**Supplied data**
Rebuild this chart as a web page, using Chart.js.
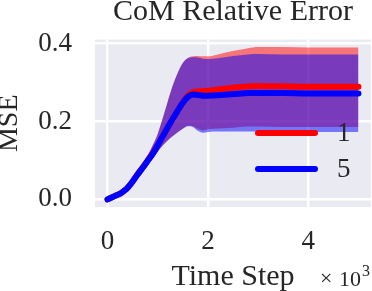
<!DOCTYPE html>
<html>
<head>
<meta charset="utf-8">
<script src="https://cdn.jsdelivr.net/npm/chart.js@4.4.1/dist/chart.umd.min.js"></script>
<style>
    html, body { margin: 0; padding: 0; background: #ffffff; }
</style>
</head>
<body>
<canvas id="chart" width="372" height="291"></canvas>
<script>
// x: time steps; axis shows them in units of 10^3
const timeSteps = [0, 150, 280, 350, 400, 500, 600, 700, 800, 900, 1000, 1100, 1200, 1300, 1400, 1500,
    1600, 1700, 1800, 1900, 2000, 2200, 2400, 2600, 2800, 3000, 3500, 4000, 4500, 5000];

// run "1"
const mean1 = [0, 0.009, 0.017, 0.024, 0.030, 0.046, 0.065, 0.082, 0.100, 0.118, 0.139, 0.162, 0.185, 0.207, 0.228, 0.249,
    0.266, 0.275, 0.277, 0.278, 0.279, 0.282, 0.285, 0.288, 0.290, 0.291, 0.290, 0.289, 0.289, 0.289];
const upper1 = [0, 0.009, 0.017, 0.024, 0.030, 0.049, 0.070, 0.092, 0.114, 0.139, 0.168, 0.208, 0.251, 0.292, 0.325, 0.350,
    0.363, 0.367, 0.368, 0.367, 0.367, 0.372, 0.378, 0.383, 0.388, 0.391, 0.391, 0.390, 0.390, 0.390];
const lower1 = [0, 0.009, 0.017, 0.024, 0.030, 0.044, 0.058, 0.072, 0.088, 0.105, 0.123, 0.139, 0.152, 0.163, 0.173, 0.182,
    0.189, 0.188, 0.181, 0.177, 0.180, 0.182, 0.183, 0.185, 0.187, 0.187, 0.186, 0.186, 0.186, 0.186];

// run "5"
const mean5 = [0, 0.009, 0.017, 0.024, 0.030, 0.046, 0.064, 0.081, 0.099, 0.117, 0.139, 0.162, 0.185, 0.207, 0.228, 0.248,
    0.263, 0.269, 0.268, 0.266, 0.266, 0.267, 0.269, 0.271, 0.273, 0.273, 0.273, 0.272, 0.272, 0.272];
const upper5 = [0, 0.009, 0.017, 0.024, 0.030, 0.048, 0.068, 0.090, 0.112, 0.138, 0.168, 0.208, 0.251, 0.292, 0.325, 0.350,
    0.362, 0.365, 0.364, 0.361, 0.360, 0.362, 0.366, 0.369, 0.372, 0.373, 0.372, 0.372, 0.372, 0.372];
const lower5 = [0, 0.009, 0.017, 0.024, 0.030, 0.044, 0.057, 0.071, 0.087, 0.104, 0.122, 0.138, 0.151, 0.162, 0.172, 0.181,
    0.188, 0.186, 0.176, 0.171, 0.173, 0.174, 0.174, 0.174, 0.174, 0.174, 0.174, 0.173, 0.173, 0.173];

const xTicks = [0, 2000, 4000];
const yTicks = [0.0, 0.2, 0.4];

const serif = 'Liberation Serif';
const textColor = '#262626';

const toPoints = (ys) => timeSteps.map((t, i) => ({ x: t, y: ys[i] }));

const lineSet = (label, ys, color) => ({
    label: label,
    data: toPoints(ys),
    borderColor: color,
    borderWidth: 6,
    borderCapStyle: 'round',
    borderJoinStyle: 'round',
    pointRadius: 0,
    fill: false,
    cubicInterpolationMode: 'monotone'
});

const bandSet = (ys, color, fill) => ({
    label: '',
    data: toPoints(ys),
    borderColor: 'rgba(0,0,0,0)',
    borderWidth: 0,
    backgroundColor: color,
    pointRadius: 0,
    fill: fill,
    cubicInterpolationMode: 'monotone'
});

// seaborn style axes face
const facePlugin = {
    id: 'face',
    beforeDraw(chart) {
        const { ctx, chartArea: a } = chart;
        ctx.save();
        ctx.fillStyle = '#eaeaf2';
        ctx.fillRect(a.left, a.top, a.right - a.left, a.bottom - a.top);
        ctx.restore();
    }
};

// legend inside the axes, lower right
const innerLegend = {
    id: 'innerLegend',
    afterDatasetsDraw(chart) {
        const { ctx, chartArea: a } = chart;
        const items = chart.data.datasets.filter(d => d.label).reverse();
        ctx.save();
        items.forEach((d, i) => {
            const y = a.bottom - 74 + i * 36;
            ctx.strokeStyle = d.borderColor;
            ctx.lineWidth = 6;
            ctx.lineCap = 'round';
            ctx.beginPath();
            ctx.moveTo(a.right - 113, y);
            ctx.lineTo(a.right - 56, y);
            ctx.stroke();
            ctx.fillStyle = textColor;
            ctx.font = '27px "' + serif + '"';
            ctx.textBaseline = 'middle';
            ctx.textAlign = 'left';
            ctx.fillText(d.label, a.right - 34, y + 1);
        });
        ctx.restore();
    }
};

// the "x10^3" offset text under the right end of the x axis
const offsetText = {
    id: 'offsetText',
    afterDraw(chart) {
        const { ctx, chartArea: a } = chart;
        ctx.save();
        ctx.fillStyle = textColor;
        ctx.textBaseline = 'alphabetic';
        ctx.textAlign = 'left';
        ctx.font = '22px "' + serif + '"';
        ctx.fillText('\u00d7', a.right - 51, 285);
        ctx.fillText('10', a.right - 32, 286);
        ctx.font = '16px "' + serif + '"';
        ctx.fillText('3', a.right - 9, 276);
        ctx.restore();
    }
};

new Chart(document.getElementById('chart'), {
    type: 'line',
    data: {
        datasets: [
            lineSet('5', mean5, '#0000ff'),
            lineSet('1', mean1, '#ff0000'),
            bandSet(upper5, 'rgba(0,0,255,0.5)', '+1'),
            bandSet(lower5, 'rgba(0,0,0,0)', false),
            bandSet(upper1, 'rgba(255,0,0,0.5)', '+1'),
            bandSet(lower1, 'rgba(0,0,0,0)', false)
        ]
    },
    options: {
        responsive: false,
        devicePixelRatio: 1,
        animation: false,
        layout: { padding: { left: 0, right: 1, top: 0, bottom: 0 } },
        plugins: {
            legend: { display: false },
            tooltip: { enabled: false },
            title: {
                display: true,
                fullSize: false,
                text: 'CoM Relative Error',
                color: textColor,
                font: { family: serif, size: 30, weight: 'normal', lineHeight: 0.8 },
                padding: { top: 0, bottom: 15.6 }
            }
        },
        scales: {
            x: {
                type: 'linear',
                min: -250,
                max: 5250,
                afterBuildTicks: (axis) => { axis.ticks = xTicks.map(v => ({ value: v })); },
                afterFit: (axis) => { axis.height = 84; },
                grid: { color: '#ffffff', lineWidth: 2.5, drawTicks: false },
                border: { display: false },
                ticks: {
                    color: textColor,
                    padding: 21,
                    font: { family: serif, size: 27, lineHeight: 1 },
                    callback: (v) => String(v / 1000)
                },
                title: {
                    display: true,
                    text: 'Time Step',
                    color: textColor,
                    font: { family: serif, size: 30, lineHeight: 1 },
                    padding: { top: 0, bottom: -1 }
                }
            },
            y: {
                type: 'linear',
                min: -0.0195,
                max: 0.41,
                afterBuildTicks: (axis) => { axis.ticks = yTicks.map(v => ({ value: v })); },
                afterFit: (axis) => { axis.width = 95; },
                grid: { color: '#ffffff', lineWidth: 2.5, drawTicks: false },
                border: { display: false },
                ticks: {
                    color: textColor,
                    padding: 23,
                    font: { family: serif, size: 27, lineHeight: 1 },
                    callback: (v) => v.toFixed(1)
                },
                title: {
                    display: true,
                    text: 'MSE',
                    color: textColor,
                    font: { family: serif, size: 28, lineHeight: 0.7 },
                    padding: { top: 0, bottom: 0 }
                }
            }
        }
    },
    plugins: [facePlugin, innerLegend, offsetText]
});
</script>
</body>
</html>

**Directions**
Set the data above down again exactly as given, with no pictures.

**Answer to the exercise**
Rebuild this chart as a web page, using Chart.js.
<!DOCTYPE html>
<html>
<head>
<meta charset="utf-8">
<script src="https://cdn.jsdelivr.net/npm/chart.js@4.4.1/dist/chart.umd.min.js"></script>
<style>
    html, body { margin: 0; padding: 0; background: #ffffff; }
</style>
</head>
<body>
<canvas id="chart" width="372" height="291"></canvas>
<script>
// x: time steps; axis shows them in units of 10^3
const timeSteps = [0, 150, 280, 350, 400, 500, 600, 700, 800, 900, 1000, 1100, 1200, 1300, 1400, 1500,
    1600, 1700, 1800, 1900, 2000, 2200, 2400, 2600, 2800, 3000, 3500, 4000, 4500, 5000];

// run "1"
const mean1 = [0, 0.009, 0.017, 0.024, 0.030, 0.046, 0.065, 0.082, 0.100, 0.118, 0.139, 0.162, 0.185, 0.207, 0.228, 0.249,
    0.266, 0.275, 0.277, 0.278, 0.279, 0.282, 0.285, 0.288, 0.290, 0.291, 0.290, 0.289, 0.289, 0.289];
const upper1 = [0, 0.009, 0.017, 0.024, 0.030, 0.049, 0.070, 0.092, 0.114, 0.139, 0.168, 0.208, 0.251, 0.292, 0.325, 0.350,
    0.363, 0.367, 0.368, 0.367, 0.367, 0.372, 0.378, 0.383, 0.388, 0.391, 0.391, 0.390, 0.390, 0.390];
const lower1 = [0, 0.009, 0.017, 0.024, 0.030, 0.044, 0.058, 0.072, 0.088, 0.105, 0.123, 0.139, 0.152, 0.163, 0.173, 0.182,
    0.189, 0.188, 0.181, 0.177, 0.180, 0.182, 0.183, 0.185, 0.187, 0.187, 0.186, 0.186, 0.186, 0.186];

// run "5"
const mean5 = [0, 0.009, 0.017, 0.024, 0.030, 0.046, 0.064, 0.081, 0.099, 0.117, 0.139, 0.162, 0.185, 0.207, 0.228, 0.248,
    0.263, 0.269, 0.268, 0.266, 0.266, 0.267, 0.269, 0.271, 0.273, 0.273, 0.273, 0.272, 0.272, 0.272];
const upper5 = [0, 0.009, 0.017, 0.024, 0.030, 0.048, 0.068, 0.090, 0.112, 0.138, 0.168, 0.208, 0.251, 0.292, 0.325, 0.350,
    0.362, 0.365, 0.364, 0.361, 0.360, 0.362, 0.366, 0.369, 0.372, 0.373, 0.372, 0.372, 0.372, 0.372];
const lower5 = [0, 0.009, 0.017, 0.024, 0.030, 0.044, 0.057, 0.071, 0.087, 0.104, 0.122, 0.138, 0.151, 0.162, 0.172, 0.181,
    0.188, 0.186, 0.176, 0.171, 0.173, 0.174, 0.174, 0.174, 0.174, 0.174, 0.174, 0.173, 0.173, 0.173];

const xTicks = [0, 2000, 4000];
const yTicks = [0.0, 0.2, 0.4];

const serif = 'Liberation Serif';
const textColor = '#262626';

const toPoints = (ys) => timeSteps.map((t, i) => ({ x: t, y: ys[i] }));

const lineSet = (label, ys, color) => ({
    label: label,
    data: toPoints(ys),
    borderColor: color,
    borderWidth: 6,
    borderCapStyle: 'round',
    borderJoinStyle: 'round',
    pointRadius: 0,
    fill: false,
    cubicInterpolationMode: 'monotone'
});

const bandSet = (ys, color, fill) => ({
    label: '',
    data: toPoints(ys),
    borderColor: 'rgba(0,0,0,0)',
    borderWidth: 0,
    backgroundColor: color,
    pointRadius: 0,
    fill: fill,
    cubicInterpolationMode: 'monotone'
});

// seaborn style axes face
const facePlugin = {
    id: 'face',
    beforeDraw(chart) {
        const { ctx, chartArea: a } = chart;
        ctx.save();
        ctx.fillStyle = '#eaeaf2';
        ctx.fillRect(a.left, a.top, a.right - a.left, a.bottom - a.top);
        ctx.restore();
    }
};

// legend inside the axes, lower right
const innerLegend = {
    id: 'innerLegend',
    afterDatasetsDraw(chart) {
        const { ctx, chartArea: a } = chart;
        const items = chart.data.datasets.filter(d => d.label).reverse();
        ctx.save();
        items.forEach((d, i) => {
            const y = a.bottom - 74 + i * 36;
            ctx.strokeStyle = d.borderColor;
            ctx.lineWidth = 6;
            ctx.lineCap = 'round';
            ctx.beginPath();
            ctx.moveTo(a.right - 113, y);
            ctx.lineTo(a.right - 56, y);
            ctx.stroke();
            ctx.fillStyle = textColor;
            ctx.font = '27px "' + serif + '"';
            ctx.textBaseline = 'middle';
            ctx.textAlign = 'left';
            ctx.fillText(d.label, a.right - 34, y + 1);
        });
        ctx.restore();
    }
};

// the "x10^3" offset text under the right end of the x axis
const offsetText = {
    id: 'offsetText',
    afterDraw(chart) {
        const { ctx, chartArea: a } = chart;
        ctx.save();
        ctx.fillStyle = textColor;
        ctx.textBaseline = 'alphabetic';
        ctx.textAlign = 'left';
        ctx.font = '22px "' + serif + '"';
        ctx.fillText('\u00d7', a.right - 51, 285);
        ctx.fillText('10', a.right - 32, 286);
        ctx.font = '16px "' + serif + '"';
        ctx.fillText('3', a.right - 9, 276);
        ctx.restore();
    }
};

new Chart(document.getElementById('chart'), {
    type: 'line',
    data: {
        datasets: [
            lineSet('5', mean5, '#0000ff'),
            lineSet('1', mean1, '#ff0000'),
            bandSet(upper5, 'rgba(0,0,255,0.5)', '+1'),
            bandSet(lower5, 'rgba(0,0,0,0)', false),
            bandSet(upper1, 'rgba(255,0,0,0.5)', '+1'),
            bandSet(lower1, 'rgba(0,0,0,0)', false)
        ]
    },
    options: {
        responsive: false,
        devicePixelRatio: 1,
        animation: false,
        layout: { padding: { left: 0, right: 1, top: 0, bottom: 0 } },
        plugins: {
            legend: { display: false },
            tooltip: { enabled: false },
            title: {
                display: true,
                fullSize: false,
                text: 'CoM Relative Error',
                color: textColor,
                font: { family: serif, size: 30, weight: 'normal', lineHeight: 0.8 },
                padding: { top: 0, bottom: 15.6 }
            }
        },
        scales: {
            x: {
                type: 'linear',
                min: -250,
                max: 5250,
                afterBuildTicks: (axis) => { axis.ticks = xTicks.map(v => ({ value: v })); },
                afterFit: (axis) => { axis.height = 84; },
                grid: { color: '#ffffff', lineWidth: 2.5, drawTicks: false },
                border: { display: false },
                ticks: {
                    color: textColor,
                    padding: 21,
                    font: { family: serif, size: 27, lineHeight: 1 },
                    callback: (v) => String(v / 1000)
                },
                title: {
                    display: true,
                    text: 'Time Step',
                    color: textColor,
                    font: { family: serif, size: 30, lineHeight: 1 },
                    padding: { top: 0, bottom: -1 }
                }
            },
            y: {
                type: 'linear',
                min: -0.0195,
                max: 0.41,
                afterBuildTicks: (axis) => { axis.ticks = yTicks.map(v => ({ value: v })); },
                afterFit: (axis) => { axis.width = 95; },
                grid: { color: '#ffffff', lineWidth: 2.5, drawTicks: false },
                border: { display: false },
                ticks: {
                    color: textColor,
                    padding: 23,
                    font: { family: serif, size: 27, lineHeight: 1 },
                    callback: (v) => v.toFixed(1)
                },
                title: {
                    display: true,
                    text: 'MSE',
                    color: textColor,
                    font: { family: serif, size: 28, lineHeight: 0.7 },
                    padding: { top: 0, bottom: 0 }
                }
            }
        }
    },
    plugins: [facePlugin, innerLegend, offsetText]
});
</script>
</body>
</html>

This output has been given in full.